By this time
Prohibition was in full
force and effect and Miller entered the bootlegging trade. He was fined
for bootlegging in Sioux Falls,
South Dakota in October 1925, but
continued the lucrative trade. Miller then moved to St. Paul, Minnesota, and Chicago where he began his
association with underworld gangs. Coming into contact with all kinds of
unscrupulous characters he soon became a freelance gunman for a number of
Midwest bootleggers and racketeers. He was indicted on February 3, 1928
for the murder of a Minneapolis police officer, but the case was
eventually dropped from lack of evidence.
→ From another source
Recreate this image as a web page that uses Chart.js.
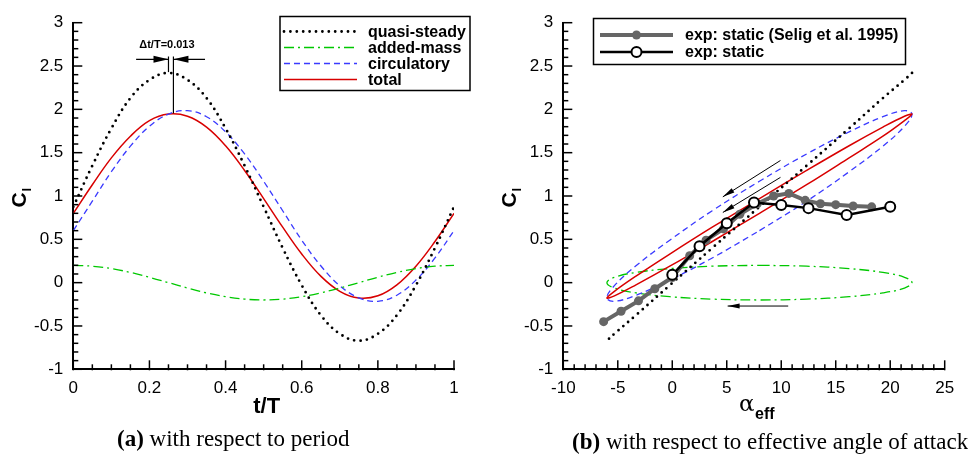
<!DOCTYPE html>
<html>
<head>
<meta charset="utf-8">
<script src="https://cdn.jsdelivr.net/npm/chart.js@4"></script>
<style>
body { margin: 0; background: #fff; }
#wrap { position: relative; width: 968px; height: 455px; overflow: hidden; }
canvas { position: absolute; top: 0; }
.cap { position: absolute; font-family: "Liberation Serif", "DejaVu Serif", serif; font-size: 23px; white-space: nowrap; color: #000; }
</style>
</head>
<body>
<div id="wrap">
  <canvas id="left" width="484" height="430" style="left:0"></canvas>
  <canvas id="right" width="484" height="430" style="left:484px"></canvas>
  <div class="cap" style="left:117px;top:426px"><b>(a)</b> with respect to period</div>
  <div class="cap" style="left:572px;top:429px"><b>(b)</b> with respect to effective angle of attack</div>
</div>
<script>
// t/T samples
const period = [0, 0.05, 0.1, 0.15, 0.2, 0.25, 0.3, 0.35, 0.4, 0.45, 0.5, 0.55, 0.6, 0.65, 0.7, 0.75, 0.8, 0.85, 0.9, 0.95, 1];
const quasiSteady = [0.875, 1.35, 1.78, 2.13, 2.34, 2.42, 2.34, 2.13, 1.78, 1.35, 0.875, 0.40, -0.03, -0.375, -0.59, -0.67, -0.59, -0.375, -0.03, 0.40, 0.875];
const addedMass = [0.2, 0.19, 0.162, 0.118, 0.062, 0, -0.062, -0.118, -0.162, -0.19, -0.2, -0.19, -0.162, -0.118, -0.062, 0, 0.062, 0.118, 0.162, 0.19, 0.2];
const circulatory = [0.60, 0.94, 1.28, 1.575, 1.805, 1.945, 1.985, 1.915, 1.74, 1.485, 1.17, 0.83, 0.49, 0.195, -0.035, -0.175, -0.215, -0.145, 0.03, 0.285, 0.60];
const total = [0.80, 1.13, 1.44, 1.69, 1.87, 1.945, 1.92, 1.795, 1.58, 1.295, 0.97, 0.64, 0.33, 0.075, -0.10, -0.178, -0.152, -0.025, 0.19, 0.475, 0.80];
// effective angle of attack at the same instants (panel b)
const alphaEff = [8, 12.33, 16.23, 19.33, 21.31, 22, 21.31, 19.33, 16.23, 12.33, 8, 3.67, -0.23, -3.33, -5.31, -6, -5.31, -3.33, -0.23, 3.67, 8];

const seligAlpha = [-6.3, -4.7, -3.1, -1.6, 0.0, 1.6, 3.1, 4.7, 6.2, 7.8, 9.3, 10.7, 12.2, 13.6, 15.0, 16.6, 18.3];
const seligCl = [-0.45, -0.33, -0.21, -0.07, 0.06, 0.31, 0.49, 0.62, 0.79, 0.91, 1.00, 1.03, 0.95, 0.91, 0.90, 0.885, 0.875];
const staticAlpha = [0, 2.5, 5, 7.5, 10, 12.5, 16, 20];
const staticCl = [0.09, 0.42, 0.685, 0.925, 0.895, 0.86, 0.78, 0.875];

const clTicks = [-1, -0.5, 0, 0.5, 1, 1.5, 2, 2.5, 3];
const periodTicks = [0, 0.2, 0.4, 0.6, 0.8, 1];
const alphaTicks = [-10, -5, 0, 5, 10, 15, 20, 25];

Chart.defaults.font.family = '"Liberation Sans", Arial, sans-serif';
Chart.defaults.font.size = 17;
Chart.defaults.color = '#000';

const sQuasi = { borderColor: '#000', borderWidth: 2.8, borderDash: [0, 6.4], borderCapStyle: 'round' };
const sAdded = { borderColor: '#00c800', borderWidth: 1.3, borderDash: [10, 4, 2, 4] };
const sCirc = { borderColor: '#3a3aff', borderWidth: 1.3, borderDash: [6, 4] };
const sTotal = { borderColor: '#d80000', borderWidth: 1.5, borderDash: [] };

function pairs(xs, ys) { return xs.map((x, i) => ({ x: x, y: ys[i] })); }

function curve(label, xs, ys, st) {
  return Object.assign({ label: label, data: pairs(xs, ys), showLine: true, pointRadius: 0, tension: 0.4, fill: false }, st);
}

function setTicks(list) {
  return function (scale) { scale.ticks = list.map(v => ({ value: v })); };
}

function arrow(ctx, x1, y1, x2, y2, head, half) {
  ctx.beginPath(); ctx.moveTo(x1, y1); ctx.lineTo(x2, y2); ctx.stroke();
  const a = Math.atan2(y2 - y1, x2 - x1);
  const bx = x2 - head * Math.cos(a), by = y2 - head * Math.sin(a);
  ctx.beginPath();
  ctx.moveTo(x2, y2);
  ctx.lineTo(bx + half * Math.sin(a), by - half * Math.cos(a));
  ctx.lineTo(bx - half * Math.sin(a), by + half * Math.cos(a));
  ctx.closePath(); ctx.fill();
}

// inward major/minor ticks on the left and bottom axes
function drawInTicks(chart, xMinor, yMinor) {
  const ctx = chart.ctx, a = chart.chartArea;
  const xs = chart.scales.x, ys = chart.scales.y;
  ctx.save();
  ctx.setLineDash([]);
  ctx.lineCap = 'butt';
  ctx.strokeStyle = '#000'; ctx.lineWidth = 1.5;
  let n = Math.round((xs.max - xs.min) / xMinor);
  for (let i = 0; i <= n; i++) {
    const v = xs.min + i * xMinor;
    const major = xs.ticks.some(t => Math.abs(t.value - v) < 1e-6);
    const p = xs.getPixelForValue(v);
    ctx.beginPath(); ctx.moveTo(p, a.bottom + 1); ctx.lineTo(p, a.bottom - (major ? 9 : 5)); ctx.stroke();
  }
  n = Math.round((ys.max - ys.min) / yMinor);
  for (let i = 0; i <= n; i++) {
    const v = ys.min + i * yMinor;
    const major = ys.ticks.some(t => Math.abs(t.value - v) < 1e-6);
    const p = ys.getPixelForValue(v);
    ctx.beginPath(); ctx.moveTo(a.left - 1, p); ctx.lineTo(a.left + (major ? 9 : 5), p); ctx.stroke();
  }
  ctx.restore();
}

function drawClTitle(ctx, x, y) {
  ctx.save();
  ctx.translate(x, y); ctx.rotate(-Math.PI / 2);
  ctx.fillStyle = '#000'; ctx.textBaseline = 'alphabetic'; ctx.textAlign = 'left';
  ctx.font = 'bold 21px "Liberation Sans", Arial, sans-serif';
  const w = ctx.measureText('C').width;
  ctx.fillText('C', -w / 2 - 3, 8);
  ctx.font = 'bold 13px "Liberation Sans", Arial, sans-serif';
  ctx.fillText('l', w / 2 - 2, 13);
  ctx.restore();
}

function legendLine(ctx, x1, x2, y, st) {
  ctx.save();
  ctx.strokeStyle = st.borderColor; ctx.lineWidth = st.borderWidth;
  ctx.setLineDash(st.borderDash || []); ctx.lineCap = st.borderCapStyle || 'butt';
  ctx.beginPath(); ctx.moveTo(x1, y); ctx.lineTo(x2, y); ctx.stroke();
  ctx.restore();
}

const leftDecor = {
  id: 'leftDecor',
  afterDraw(chart) {
    const ctx = chart.ctx, xs = chart.scales.x, ys = chart.scales.y;
    drawInTicks(chart, 0.05, 0.1);
    ctx.save();
    ctx.setLineDash([]);
    ctx.fillStyle = '#000'; ctx.strokeStyle = '#000';
    // axis titles
    ctx.font = 'bold 22px "Liberation Sans", Arial, sans-serif';
    ctx.textAlign = 'center'; ctx.textBaseline = 'middle';
    ctx.fillText('t/T', (chart.chartArea.left + chart.chartArea.right) / 2 + 3, 407);
    drawClTitle(ctx, 18, 197);
    // phase-lag annotation
    const xa = xs.getPixelForValue(0.25), xb = xs.getPixelForValue(0.263);
    ctx.lineWidth = 1.2;
    ctx.beginPath(); ctx.moveTo(xa, ys.getPixelForValue(2.61)); ctx.lineTo(xa, ys.getPixelForValue(2.43)); ctx.stroke();
    ctx.beginPath(); ctx.moveTo(xb, ys.getPixelForValue(2.61)); ctx.lineTo(xb, ys.getPixelForValue(1.955)); ctx.stroke();
    const ya = ys.getPixelForValue(2.577);
    arrow(ctx, xs.getPixelForValue(0.165), ya, xa, ya, 15, 3.5);
    arrow(ctx, xs.getPixelForValue(0.346), ya, xb, ya, 15, 3.5);
    ctx.font = 'bold 11px "Liberation Sans", Arial, sans-serif';
    ctx.fillText('\u0394t/T=0.013', xs.getPixelForValue(0.246), ys.getPixelForValue(2.74));
    // legend
    ctx.lineWidth = 1.5;
    ctx.strokeRect(280, 16.5, 190, 74);
    const rows = [['quasi-steady', sQuasi], ['added-mass', sAdded], ['circulatory', sCirc], ['total', sTotal]];
    ctx.font = 'bold 16px "Liberation Sans", Arial, sans-serif';
    ctx.textAlign = 'left';
    rows.forEach((r, i) => {
      const y = 31.5 + i * 16;
      legendLine(ctx, 284, 357, y, r[1]);
      ctx.fillText(r[0], 368, y + 1);
    });
    ctx.restore();
  }
};

const rightDecor = {
  id: 'rightDecor',
  afterDraw(chart) {
    const ctx = chart.ctx, xs = chart.scales.x, ys = chart.scales.y;
    drawInTicks(chart, 1, 0.1);
    ctx.save();
    ctx.setLineDash([]);
    ctx.fillStyle = '#000'; ctx.strokeStyle = '#000';
    // axis titles
    ctx.textBaseline = 'alphabetic'; ctx.textAlign = 'left';
    ctx.font = '23px "DejaVu Serif", "Liberation Serif", serif';
    ctx.fillText('\u03b1', 255, 411);
    ctx.font = 'bold 16px "Liberation Sans", Arial, sans-serif';
    ctx.fillText('eff', 271, 419);
    drawClTitle(ctx, 24, 197);
    // direction arrows
    ctx.lineWidth = 1;
    arrow(ctx, xs.getPixelForValue(9.93), ys.getPixelForValue(1.41), xs.getPixelForValue(4.64), ys.getPixelForValue(0.99), 12, 2.5);
    arrow(ctx, xs.getPixelForValue(9.93), ys.getPixelForValue(1.215), xs.getPixelForValue(4.64), ys.getPixelForValue(0.81), 12, 2.5);
    arrow(ctx, xs.getPixelForValue(10.64), ys.getPixelForValue(-0.27), xs.getPixelForValue(5.08), ys.getPixelForValue(-0.27), 12, 2.5);
    // legend
    ctx.lineWidth = 1.5;
    ctx.strokeRect(109.5, 18.5, 312, 46);
    legendLine(ctx, 116, 189, 35, { borderColor: '#666', borderWidth: 4 });
    ctx.fillStyle = '#666';
    ctx.beginPath(); ctx.arc(152.5, 35, 4.5, 0, Math.PI * 2); ctx.fill();
    legendLine(ctx, 116, 189, 52, { borderColor: '#000', borderWidth: 2.5 });
    ctx.fillStyle = '#fff'; ctx.lineWidth = 2;
    ctx.beginPath(); ctx.arc(152.5, 52, 5, 0, Math.PI * 2); ctx.fill(); ctx.stroke();
    ctx.fillStyle = '#000';
    ctx.font = 'bold 16px "Liberation Sans", Arial, sans-serif';
    ctx.textBaseline = 'middle';
    ctx.fillText('exp: static (Selig et al. 1995)', 201, 36);
    ctx.fillText('exp: static', 201, 52.5);
    ctx.restore();
  }
};

function axes(xmin, xmax, xTicks, yWidth) {
  return {
    x: {
      type: 'linear', min: xmin, max: xmax,
      afterBuildTicks: setTicks(xTicks),
      afterFit: s => { s.height = 430 - 369.3; },
      grid: { display: false, drawTicks: false },
      border: { display: true, color: '#000', width: 2 },
      ticks: { padding: 9, maxRotation: 0, autoSkip: false, callback: v => String(v) }
    },
    y: {
      type: 'linear', min: -1, max: 3,
      afterBuildTicks: setTicks(clTicks),
      afterFit: s => { s.width = yWidth; },
      grid: { display: false, drawTicks: false },
      border: { display: true, color: '#000', width: 2 },
      ticks: { padding: 10, autoSkip: false, callback: v => String(v) }
    }
  };
}

new Chart(document.getElementById('left'), {
  type: 'line',
  data: {
    datasets: [
      curve('quasi-steady', period, quasiSteady, sQuasi),
      curve('added-mass', period, addedMass, sAdded),
      curve('circulatory', period, circulatory, sCirc),
      curve('total', period, total, sTotal)
    ]
  },
  options: {
    responsive: false, animation: false,
    layout: { padding: { left: 0, top: 22.7, right: 484 - 454, bottom: 0 } },
    plugins: { legend: { display: false }, tooltip: { enabled: false } },
    scales: axes(0, 1, periodTicks, 73.3)
  },
  plugins: [leftDecor]
});

new Chart(document.getElementById('right'), {
  type: 'scatter',
  data: {
    datasets: [
      {
        label: 'exp: static', data: pairs(staticAlpha, staticCl), showLine: true,
        borderColor: '#000', borderWidth: 2.5, pointRadius: 5, pointBorderWidth: 2,
        pointBackgroundColor: '#fff', pointBorderColor: '#000'
      },
      {
        label: 'exp: static (Selig et al. 1995)', data: pairs(seligAlpha, seligCl), showLine: true,
        borderColor: '#666', borderWidth: 4, pointRadius: 4.5, pointBorderWidth: 0,
        pointBackgroundColor: '#666'
      },
      curve('quasi-steady', alphaEff.slice(5, 16), quasiSteady.slice(5, 16), sQuasi),
      curve('total', alphaEff, total, sTotal),
      curve('circulatory', alphaEff, circulatory, sCirc),
      curve('added-mass', alphaEff, addedMass, sAdded)
    ]
  },
  options: {
    responsive: false, animation: false,
    layout: { padding: { left: 0, top: 22.7, right: 484 - 460.7, bottom: 0 } },
    plugins: { legend: { display: false }, tooltip: { enabled: false } },
    scales: axes(-10, 25, alphaTicks, 79.3)
  },
  plugins: [rightDecor]
});
</script>
</body>
</html>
In 1930, after a friend of his was
killed by Al Capone's men, Miller tracked down three of the suspects and
gunned them down in June in what later became known as the Fox Lake
Massacre. That same year, he teamed up with other gangsters -- Harvey
Bailey, Thomas Holden, Francis Keating, George "Machine Gun" Kelly and
three others in a daylight raid resulting in the theft of $70,000 from a
bank in Willmar, Minnesota on July 15, 1930. Less than a month later, on
August 13th, in an argument over a "double-cross" from the bank robbery,
Miller killed Frank "Weinie" Coleman, Mike Rusick and "Jew" Sammy Stein
and dumped their bodies at White Bear Lake. The next month on September 9, 1930, Miller participated with Bailey, Holden,
Keating, Kelly and Lawrence De Vol in stealing $40,000 from a bank in
Ottumwa, Iowa. The next year, with Bailey, Kelly, Frank "Jelly" Nash and
several others, he robbed a bank in Sherman, Texas of $40,000 on April 8,
1931. Reportedly, he was also involved in the killings of two Minneapolis
Police Officers December, 1932.
He then returned to mostly acting as a
hired gunman and was hired to free former partner Frank Nash from federal
custody. On the morning of June 17, 1933, Miller, along with Charles
"Pretty Boy" Floyd and Adam Richetti, attempted to free Nash while he was
being transported to Leavenworth Federal Prison. As Nash was being
escorted from the Union Train Station in Kansas City, the outlaws opened
fire in the escape attempt. In the end, Nash, along with four lawmen were
killed in what has become known as the
Kansas City Massacre.
Kansas City Massacre, Miller, accompanied by
girlfriend, Vivian Mathias, traveled to Chicago, arriving there about June 19, 1933. For a few days, he hid out with a member
of the Barker-Karpis gang. From there he then reportedly went to New York. On October 31, 1933,
an FBI investigation discovered he was back in Chicago with his
girlfriend. The next day, he escaped a trap set for him there by the FBI.
However, Mathias was taken into custody and later pleaded guilty to
charges of harboring and concealing a fugitive.
On November 29, 1933, as the FBI continued to search for Miller,
his mutilated body was found in a ditch on the outskirts of Detroit,
Michigan. He had been beaten and strangled. Information later received by the
FBI indicated that Miller had been involved in an altercation with a
henchman of Longie Zwillman, head of New Jersey's underworld mob, in
Newark. During the dispute, Miller shot the henchman and a short time
later another Zwillman associate reportedly retaliated by killing Miller.